## Begin Collected material

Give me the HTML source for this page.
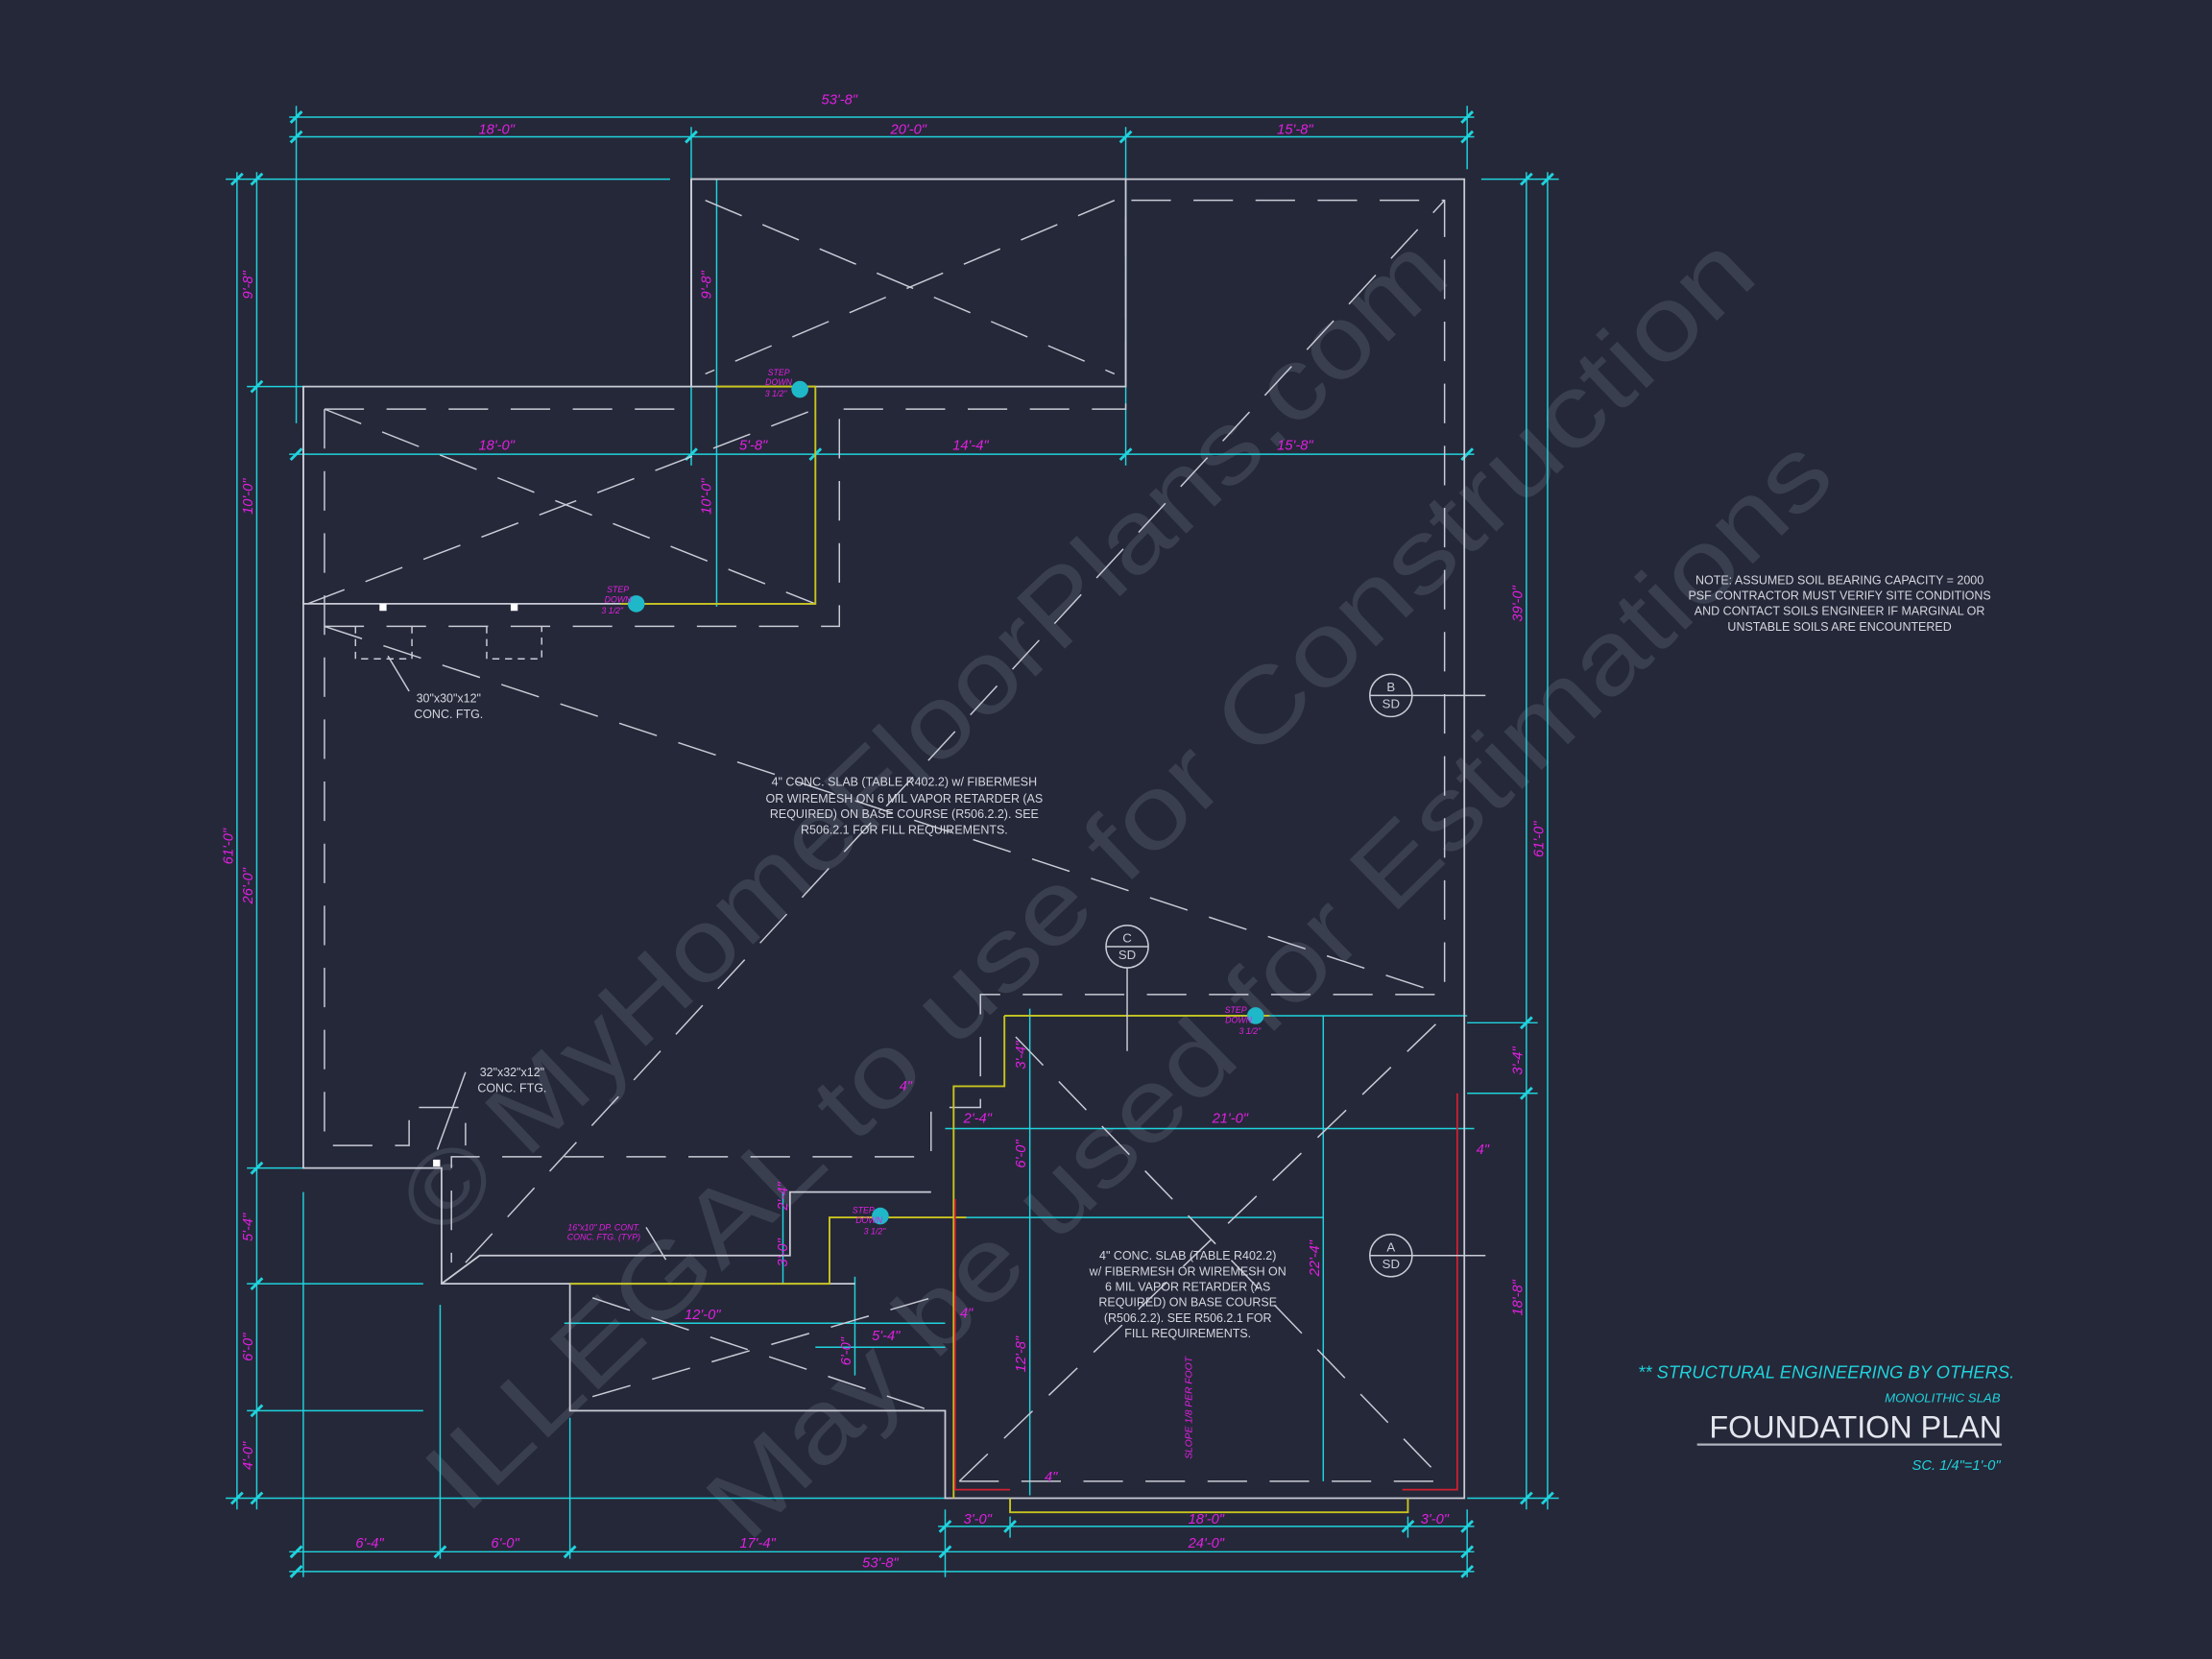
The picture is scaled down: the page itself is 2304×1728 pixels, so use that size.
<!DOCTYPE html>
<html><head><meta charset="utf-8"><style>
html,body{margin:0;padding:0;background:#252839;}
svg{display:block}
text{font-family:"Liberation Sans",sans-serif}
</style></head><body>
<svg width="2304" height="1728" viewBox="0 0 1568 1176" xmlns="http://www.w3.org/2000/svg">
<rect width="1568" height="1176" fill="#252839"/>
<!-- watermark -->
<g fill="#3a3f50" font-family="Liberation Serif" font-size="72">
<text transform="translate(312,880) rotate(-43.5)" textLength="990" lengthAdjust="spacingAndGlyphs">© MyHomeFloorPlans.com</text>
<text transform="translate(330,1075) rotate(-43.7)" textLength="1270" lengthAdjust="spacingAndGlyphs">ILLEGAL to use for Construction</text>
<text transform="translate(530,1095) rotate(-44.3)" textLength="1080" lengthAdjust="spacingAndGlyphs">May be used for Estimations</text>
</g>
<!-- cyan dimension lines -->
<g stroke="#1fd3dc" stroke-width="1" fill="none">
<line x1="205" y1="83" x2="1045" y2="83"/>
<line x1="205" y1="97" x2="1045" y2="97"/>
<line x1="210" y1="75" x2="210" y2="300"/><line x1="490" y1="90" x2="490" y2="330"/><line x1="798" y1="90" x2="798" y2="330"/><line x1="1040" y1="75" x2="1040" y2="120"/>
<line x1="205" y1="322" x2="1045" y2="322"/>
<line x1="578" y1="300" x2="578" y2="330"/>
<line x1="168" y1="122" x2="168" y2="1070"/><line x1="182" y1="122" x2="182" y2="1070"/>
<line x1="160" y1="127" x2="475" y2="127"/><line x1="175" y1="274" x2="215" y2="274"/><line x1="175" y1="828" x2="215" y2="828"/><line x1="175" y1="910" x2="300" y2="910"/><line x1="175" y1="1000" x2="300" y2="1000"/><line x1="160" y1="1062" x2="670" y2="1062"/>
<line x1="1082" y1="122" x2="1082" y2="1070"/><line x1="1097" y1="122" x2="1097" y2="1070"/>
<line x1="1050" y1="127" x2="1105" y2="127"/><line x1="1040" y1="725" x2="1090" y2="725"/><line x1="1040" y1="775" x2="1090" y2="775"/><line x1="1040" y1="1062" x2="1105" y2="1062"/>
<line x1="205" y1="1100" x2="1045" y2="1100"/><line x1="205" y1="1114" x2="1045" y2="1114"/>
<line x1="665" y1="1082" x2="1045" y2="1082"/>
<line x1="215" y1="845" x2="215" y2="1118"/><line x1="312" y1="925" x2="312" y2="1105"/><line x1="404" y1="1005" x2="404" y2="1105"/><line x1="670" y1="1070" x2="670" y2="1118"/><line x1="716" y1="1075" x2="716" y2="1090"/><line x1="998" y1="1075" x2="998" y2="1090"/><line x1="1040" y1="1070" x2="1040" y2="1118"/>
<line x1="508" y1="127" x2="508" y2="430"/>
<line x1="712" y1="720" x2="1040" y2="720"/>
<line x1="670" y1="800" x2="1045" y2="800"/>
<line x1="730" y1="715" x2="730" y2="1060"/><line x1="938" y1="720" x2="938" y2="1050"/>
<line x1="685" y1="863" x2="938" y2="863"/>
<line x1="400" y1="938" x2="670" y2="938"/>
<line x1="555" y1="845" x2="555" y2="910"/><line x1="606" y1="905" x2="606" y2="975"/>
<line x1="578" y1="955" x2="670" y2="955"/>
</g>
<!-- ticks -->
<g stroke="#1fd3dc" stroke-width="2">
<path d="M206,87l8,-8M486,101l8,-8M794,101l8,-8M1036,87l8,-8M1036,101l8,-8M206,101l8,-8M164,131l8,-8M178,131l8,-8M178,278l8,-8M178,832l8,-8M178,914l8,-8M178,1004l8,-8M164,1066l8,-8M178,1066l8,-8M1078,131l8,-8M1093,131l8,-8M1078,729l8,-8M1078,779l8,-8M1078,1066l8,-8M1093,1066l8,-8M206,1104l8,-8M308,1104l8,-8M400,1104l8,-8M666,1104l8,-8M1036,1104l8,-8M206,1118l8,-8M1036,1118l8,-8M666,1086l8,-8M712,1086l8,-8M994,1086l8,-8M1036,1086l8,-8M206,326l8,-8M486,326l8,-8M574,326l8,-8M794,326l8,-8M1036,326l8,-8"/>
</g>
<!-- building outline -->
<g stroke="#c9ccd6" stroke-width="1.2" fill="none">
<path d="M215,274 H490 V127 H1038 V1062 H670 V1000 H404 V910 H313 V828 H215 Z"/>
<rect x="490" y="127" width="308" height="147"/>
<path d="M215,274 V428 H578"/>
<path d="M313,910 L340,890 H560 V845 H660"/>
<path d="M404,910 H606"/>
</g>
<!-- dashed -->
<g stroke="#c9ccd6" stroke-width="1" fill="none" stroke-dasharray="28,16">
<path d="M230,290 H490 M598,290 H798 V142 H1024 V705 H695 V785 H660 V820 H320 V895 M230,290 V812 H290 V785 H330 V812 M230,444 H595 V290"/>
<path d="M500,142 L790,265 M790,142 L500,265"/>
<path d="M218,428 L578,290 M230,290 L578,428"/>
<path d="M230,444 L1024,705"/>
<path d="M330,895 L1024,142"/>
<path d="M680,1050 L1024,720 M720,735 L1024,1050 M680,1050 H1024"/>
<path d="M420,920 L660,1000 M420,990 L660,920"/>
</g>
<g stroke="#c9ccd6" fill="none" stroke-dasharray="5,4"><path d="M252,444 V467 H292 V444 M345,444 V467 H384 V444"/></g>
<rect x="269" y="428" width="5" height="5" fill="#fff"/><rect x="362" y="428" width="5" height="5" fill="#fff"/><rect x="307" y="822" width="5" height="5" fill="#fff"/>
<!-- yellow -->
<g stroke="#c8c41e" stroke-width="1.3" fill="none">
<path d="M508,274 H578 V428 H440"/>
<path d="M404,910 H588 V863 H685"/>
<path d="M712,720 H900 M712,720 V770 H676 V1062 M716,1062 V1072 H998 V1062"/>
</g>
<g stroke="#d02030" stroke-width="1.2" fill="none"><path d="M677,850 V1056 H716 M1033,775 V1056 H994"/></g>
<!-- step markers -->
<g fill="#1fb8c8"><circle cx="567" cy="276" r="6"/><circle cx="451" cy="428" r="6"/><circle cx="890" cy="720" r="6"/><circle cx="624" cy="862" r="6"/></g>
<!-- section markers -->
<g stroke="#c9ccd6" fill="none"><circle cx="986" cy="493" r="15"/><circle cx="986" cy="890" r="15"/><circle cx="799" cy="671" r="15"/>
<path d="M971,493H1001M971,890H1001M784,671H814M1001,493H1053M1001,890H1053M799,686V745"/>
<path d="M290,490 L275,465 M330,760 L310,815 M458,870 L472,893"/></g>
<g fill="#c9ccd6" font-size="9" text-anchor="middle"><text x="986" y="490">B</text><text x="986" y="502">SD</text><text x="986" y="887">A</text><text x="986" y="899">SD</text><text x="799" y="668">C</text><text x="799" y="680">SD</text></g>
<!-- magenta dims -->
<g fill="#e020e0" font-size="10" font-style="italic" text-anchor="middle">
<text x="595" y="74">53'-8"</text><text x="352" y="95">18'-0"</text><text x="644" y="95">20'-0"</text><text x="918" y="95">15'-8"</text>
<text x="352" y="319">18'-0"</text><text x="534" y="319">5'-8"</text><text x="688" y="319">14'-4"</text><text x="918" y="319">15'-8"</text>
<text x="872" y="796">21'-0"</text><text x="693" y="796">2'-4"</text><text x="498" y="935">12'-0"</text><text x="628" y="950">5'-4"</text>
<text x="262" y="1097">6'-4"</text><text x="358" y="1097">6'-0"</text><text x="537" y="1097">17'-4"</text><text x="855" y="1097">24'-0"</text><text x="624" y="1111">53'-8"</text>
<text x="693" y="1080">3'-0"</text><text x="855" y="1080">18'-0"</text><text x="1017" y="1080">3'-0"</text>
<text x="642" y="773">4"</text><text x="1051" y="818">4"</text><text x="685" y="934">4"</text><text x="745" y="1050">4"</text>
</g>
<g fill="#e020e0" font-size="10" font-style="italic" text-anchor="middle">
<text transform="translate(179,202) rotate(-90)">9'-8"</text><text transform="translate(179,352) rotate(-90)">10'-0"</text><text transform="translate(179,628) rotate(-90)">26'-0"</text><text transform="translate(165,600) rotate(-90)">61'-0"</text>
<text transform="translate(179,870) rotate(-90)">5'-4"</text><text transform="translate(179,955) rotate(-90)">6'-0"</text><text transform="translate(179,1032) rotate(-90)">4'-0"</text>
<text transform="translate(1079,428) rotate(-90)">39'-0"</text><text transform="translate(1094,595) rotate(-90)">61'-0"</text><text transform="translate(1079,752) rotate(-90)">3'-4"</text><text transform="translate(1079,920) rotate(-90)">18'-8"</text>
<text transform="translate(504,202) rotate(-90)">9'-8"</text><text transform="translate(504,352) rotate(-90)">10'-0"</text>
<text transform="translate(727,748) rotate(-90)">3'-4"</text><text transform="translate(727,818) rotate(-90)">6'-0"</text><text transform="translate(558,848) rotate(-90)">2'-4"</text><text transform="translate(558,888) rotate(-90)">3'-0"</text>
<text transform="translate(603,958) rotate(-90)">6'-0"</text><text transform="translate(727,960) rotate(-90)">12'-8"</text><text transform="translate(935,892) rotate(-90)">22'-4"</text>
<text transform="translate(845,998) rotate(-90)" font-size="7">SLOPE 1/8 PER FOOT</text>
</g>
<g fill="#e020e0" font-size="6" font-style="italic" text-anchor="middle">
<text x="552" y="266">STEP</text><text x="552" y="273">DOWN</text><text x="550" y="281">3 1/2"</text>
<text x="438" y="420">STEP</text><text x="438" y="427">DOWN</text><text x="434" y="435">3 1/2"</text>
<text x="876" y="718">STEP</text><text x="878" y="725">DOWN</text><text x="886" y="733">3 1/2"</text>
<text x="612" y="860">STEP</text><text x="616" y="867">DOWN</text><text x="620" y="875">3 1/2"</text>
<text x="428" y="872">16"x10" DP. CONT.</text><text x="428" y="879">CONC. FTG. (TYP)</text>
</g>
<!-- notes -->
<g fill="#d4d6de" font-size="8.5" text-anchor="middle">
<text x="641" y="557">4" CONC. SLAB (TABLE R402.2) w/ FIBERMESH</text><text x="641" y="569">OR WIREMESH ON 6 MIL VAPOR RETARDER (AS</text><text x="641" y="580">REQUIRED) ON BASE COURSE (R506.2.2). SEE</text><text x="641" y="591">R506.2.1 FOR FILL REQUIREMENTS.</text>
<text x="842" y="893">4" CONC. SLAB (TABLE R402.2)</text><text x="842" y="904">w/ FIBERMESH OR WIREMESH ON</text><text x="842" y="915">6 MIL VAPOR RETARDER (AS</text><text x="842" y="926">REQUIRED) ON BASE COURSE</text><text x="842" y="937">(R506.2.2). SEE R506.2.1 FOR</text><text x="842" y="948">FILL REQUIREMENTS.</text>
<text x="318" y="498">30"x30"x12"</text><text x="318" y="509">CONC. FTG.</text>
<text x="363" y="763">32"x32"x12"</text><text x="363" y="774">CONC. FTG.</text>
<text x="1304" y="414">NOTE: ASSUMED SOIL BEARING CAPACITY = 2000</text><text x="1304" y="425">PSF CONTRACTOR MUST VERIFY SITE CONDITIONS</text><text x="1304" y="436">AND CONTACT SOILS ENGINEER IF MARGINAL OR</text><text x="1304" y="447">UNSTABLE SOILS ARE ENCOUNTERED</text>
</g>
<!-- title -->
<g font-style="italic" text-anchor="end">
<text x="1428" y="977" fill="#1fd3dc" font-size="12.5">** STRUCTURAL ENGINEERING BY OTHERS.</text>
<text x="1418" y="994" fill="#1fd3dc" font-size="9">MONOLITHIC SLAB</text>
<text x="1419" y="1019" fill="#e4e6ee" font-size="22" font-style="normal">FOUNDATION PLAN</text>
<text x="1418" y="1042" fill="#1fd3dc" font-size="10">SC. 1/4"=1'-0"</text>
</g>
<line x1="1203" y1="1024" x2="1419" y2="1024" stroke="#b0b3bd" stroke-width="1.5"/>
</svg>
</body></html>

## End Collected material

What is the number of lines that hold the string "page"? Give it alone.

- Full solution
2